Runtime State (Activations + KV Cache)

run.c:50-65:

typedef struct {
    // current wave of activations
    float *x;      // activation at current time stamp (dim,)
    float *xb;     // same, but inside a residual branch (dim,)
    float *xb2;    // an additional buffer just for convenience (dim,)
    float *hb;     // buffer for hidden dimension in the ffn (hidden_dim,)
    float *hb2;    // buffer for hidden dimension in the ffn (hidden_dim,)
    float *q;      // query (dim,)
    float *k;      // key (dim,)
    float *v;      // value (dim,)
    float *att;    // buffer for scores/attention values (n_heads, seq_len)
    float *logits; // output logits
    // kv cache
    float* key_cache;   // (layer, seq_len, dim)
    float* value_cache; // (layer, seq_len, dim)
} RunState;

The KV cache stores previously computed keys and values, enabling $O(1)$ per-token computation instead of $O(T)$ recomputation.
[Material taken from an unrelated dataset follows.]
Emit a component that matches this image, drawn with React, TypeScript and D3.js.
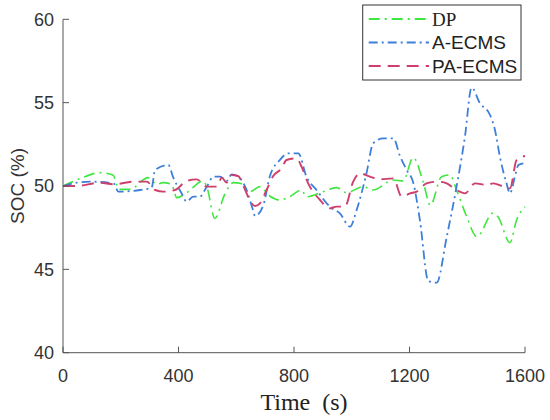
import React from "react";
import * as d3 from "d3";

const dpTime = [0, 60, 128, 173, 194, 232, 295, 325, 346, 376, 394, 429, 485, 498, 526, 560, 590, 613, 648, 682, 716, 751, 785, 826, 843, 901, 947, 982, 1040, 1074, 1144, 1178, 1213, 1248, 1272, 1311, 1340, 1363, 1398, 1433, 1490, 1507, 1548, 1571, 1600];
const dpSoc = [50.0, 50.45, 50.8, 50.66, 49.8, 49.8, 50.5, 50.1, 50.2, 50.1, 49.3, 49.6, 50.3, 49.95, 48.05, 49.5, 50.2, 50.16, 49.66, 49.96, 49.4, 49.16, 49.36, 49.76, 49.35, 49.66, 49.9, 49.6, 49.96, 49.76, 50.36, 50.3, 51.7, 50.2, 48.85, 50.56, 50.66, 49.76, 48.16, 46.96, 48.38, 48.14, 46.6, 47.96, 48.76];

const aTime = [0, 47, 94, 175, 192, 267, 307, 319, 365, 382, 411, 428, 451, 474, 498, 521, 544, 567, 584, 607, 636, 658, 665, 694, 716, 751, 780, 815, 843, 878, 924, 959, 994, 1017, 1051, 1074, 1109, 1144, 1167, 1190, 1213, 1236, 1265, 1294, 1329, 1363, 1392, 1415, 1444, 1479, 1496, 1513, 1536, 1548, 1565, 1577, 1594];
const aSoc = [50, 50.2, 50.26, 50.16, 49.66, 49.76, 49.9, 50.96, 51.26, 50.5, 49.56, 49.06, 49.36, 49.36, 49.96, 50.56, 50.56, 50.3, 50.7, 50.56, 49.76, 48.56, 48.2, 48.86, 50.56, 51.56, 51.96, 51.96, 50.56, 49.76, 48.76, 48.36, 47.56, 48.56, 50.76, 52.56, 52.86, 52.86, 51.8, 50.96, 50.2, 47.96, 44.3, 44.2, 46.96, 49.96, 52.96, 55.9, 54.96, 54.26, 53.36, 51.76, 50.16, 49.56, 50.56, 51.26, 51.36];

const paTime = [0, 47, 128, 175, 244, 290, 319, 348, 388, 428, 463, 498, 532, 550, 567, 584, 606, 630, 648, 665, 682, 705, 728, 757, 774, 809, 826, 849, 890, 924, 947, 976, 1005, 1028, 1063, 1098, 1144, 1173, 1202, 1225, 1259, 1300, 1329, 1363, 1392, 1427, 1467, 1490, 1525, 1548, 1571, 1600];
const paSoc = [50, 50.0, 50.2, 50.1, 50.26, 50.26, 49.76, 49.66, 49.76, 50.3, 50.4, 49.96, 49.96, 50.5, 50.2, 50.66, 50.6, 49.8, 49.1, 48.8, 48.96, 49.76, 50.6, 51.06, 51.56, 51.66, 51.16, 50.16, 49.16, 48.66, 48.76, 48.76, 50.26, 50.76, 50.56, 50.4, 50.46, 49.36, 49.56, 49.66, 50.16, 50.26, 50.16, 49.76, 49.56, 50.16, 50.06, 50.16, 49.96, 49.86, 51.56, 51.8];

const xTicks = [0, 400, 800, 1200, 1600];
const yTicks = [40, 45, 50, 55, 60];
const seriesNames = ["DP", "A-ECMS", "PA-ECMS"];

const W = 550, H = 420;
const left = 63, right = 525, top = 19.3, bottom = 352.7;

export default function App() {
  const x = d3.scaleLinear().domain([0, 1600]).range([left, right]);
  const y = d3.scaleLinear().domain([40, 60]).range([bottom, top]);
  const line = d3.line<[number, number]>().x(d => x(d[0])).y(d => y(d[1])).curve(d3.curveMonotoneX);

  const series = [
    { name: seriesNames[0], t: dpTime, v: dpSoc, color: "#3fe63f", dash: "11,5,2,5", w: 1.6, font: "'Liberation Serif', 'Times New Roman', serif" },
    { name: seriesNames[1], t: aTime, v: aSoc, color: "#3d7fd9", dash: "9,4,2,4", w: 1.8, font: "'Liberation Sans', Arial, sans-serif" },
    { name: seriesNames[2], t: paTime, v: paSoc, color: "#cf3f6b", dash: "12,7", w: 1.9, font: "'Liberation Sans', Arial, sans-serif" },
  ];

  const axisColor = "#555";
  const sans = "'Liberation Sans', Arial, sans-serif";

  return (
    <svg width={W} height={H} style={{ position: "absolute", left: 0, top: 0, background: "#fff" }}>
      {/* data lines */}
      {series.map(s => (
        <path key={s.name} d={line(s.t.map((t, i) => [t, s.v[i]] as [number, number])) || ""}
          fill="none" stroke={s.color} strokeWidth={s.w} strokeDasharray={s.dash} />
      ))}
      {/* axes */}
      <line x1={left} y1={top} x2={left} y2={bottom} stroke={axisColor} strokeWidth={1} />
      <line x1={left} y1={bottom} x2={right} y2={bottom} stroke={axisColor} strokeWidth={1} />
      {yTicks.map(v => (
        <g key={"y" + v}>
          <line x1={left} x2={left + 6} y1={y(v)} y2={y(v)} stroke={axisColor} />
          <text x={left - 9} y={y(v)} dy="0.35em" textAnchor="end" fontFamily={sans} fontSize={18} fill="#333">{v}</text>
        </g>
      ))}
      {xTicks.map(t => (
        <g key={"x" + t}>
          <line x1={x(t)} x2={x(t)} y1={bottom} y2={bottom - 6} stroke={axisColor} />
          <text x={x(t)} y={bottom + 29} textAnchor="middle" fontFamily={sans} fontSize={18} fill="#333">{t}</text>
        </g>
      ))}
      <text transform={`translate(24,${(top + bottom) / 2}) rotate(-90)`} textAnchor="middle" fontFamily={sans} fontSize={19} fill="#333">SOC (%)</text>
      <text x={304} y={410} textAnchor="middle" fontFamily="'Liberation Serif', 'Times New Roman', serif" fontSize={24} fill="#222" style={{ whiteSpace: "pre" }}>{"Time\u00a0\u00a0(s)"}</text>
      {/* legend */}
      <rect x={362.7} y={5} width={158.3} height={75} fill="#fff" stroke="#333" strokeWidth={1} />
      {series.map((s, i) => {
        const ly = 19 + i * 23.5;
        return (
          <g key={"lg" + s.name}>
            <line x1={368.7} x2={429} y1={ly} y2={ly} stroke={s.color} strokeWidth={s.w + 0.2} strokeDasharray={s.dash} />
            <text x={432} y={ly} dy="0.35em" fontFamily={s.font} fontSize={19} fill="#222">{s.name}</text>
          </g>
        );
      })}
    </svg>
  );
}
Memory-Mapped Weight Loading

Weights are loaded via mmap for efficiency - the OS handles paging from disk:

run.c:142-162:

void read_checkpoint(char* checkpoint, Config* config, TransformerWeights* weights,
                     int* fd, float** data, ssize_t* file_size) {
    FILE *file = fopen(checkpoint, "rb");
    if (!file) { fprintf(stderr, "Couldn't open file %s\n", checkpoint); exit(EXIT_FAILURE); }
    // read in the config header
    if (fread(config, sizeof(Config), 1, file) != 1) { exit(EXIT_FAILURE); }
    // negative vocab size is hacky way of signaling unshared weights. bit yikes.
    int shared_weights = config->vocab_size > 0 ? 1 : 0;
    config->vocab_size = abs(config->vocab_size);
    // figure out the file size
    fseek(file, 0, SEEK_END);
    *file_size = ftell(file);
    fclose(file);
    // memory map the Transformer weights into the data pointer
    *fd = open(checkpoint, O_RDONLY);
    if (*fd == -1) { fprintf(stderr, "open failed!\n"); exit(EXIT_FAILURE); }
    *data = mmap(NULL, *file_size, PROT_READ, MAP_PRIVATE, *fd, 0);
    if (*data == MAP_FAILED) { fprintf(stderr, "mmap failed!\n"); exit(EXIT_FAILURE); }
    float* weights_ptr = *data + sizeof(Config)/sizeof(float);
    memory_map_weights(weights, config, weights_ptr, shared_weights);
}

Benefits of mmap:

No explicit memory allocation needed
OS pages in data on-demand
Multiple processes can share the same physical memory
Works with models larger than available RAM (with disk thrashing)

RMSNorm Implementation

Llama uses RMSNorm instead of LayerNorm - it's simpler (no mean subtraction) and empirically works just as well:

run.c:182-195:

void rmsnorm(float* o, float* x, float* weight, int size) {
    // calculate sum of squares
    float ss = 0.0f;
    for (int j = 0; j < size; j++) {
        ss += x[j] * x[j];
    }
    ss /= size;
    ss += 1e-5f;
    ss = 1.0f / sqrtf(ss);
    // normalize and scale
    for (int j = 0; j < size; j++) {
        o[j] = weight[j] * (ss * x[j]);
    }
}

Mathematical formulation:

$\text{RMSNorm}(x) = \frac{x}{\sqrt{\frac{1}{d}\sum_{i=1}^{d} x_i^2 + \epsilon}} \cdot \gamma$

where $\gamma$ is a learned scale parameter. Note there's no $\beta$ (bias) term and no mean subtraction.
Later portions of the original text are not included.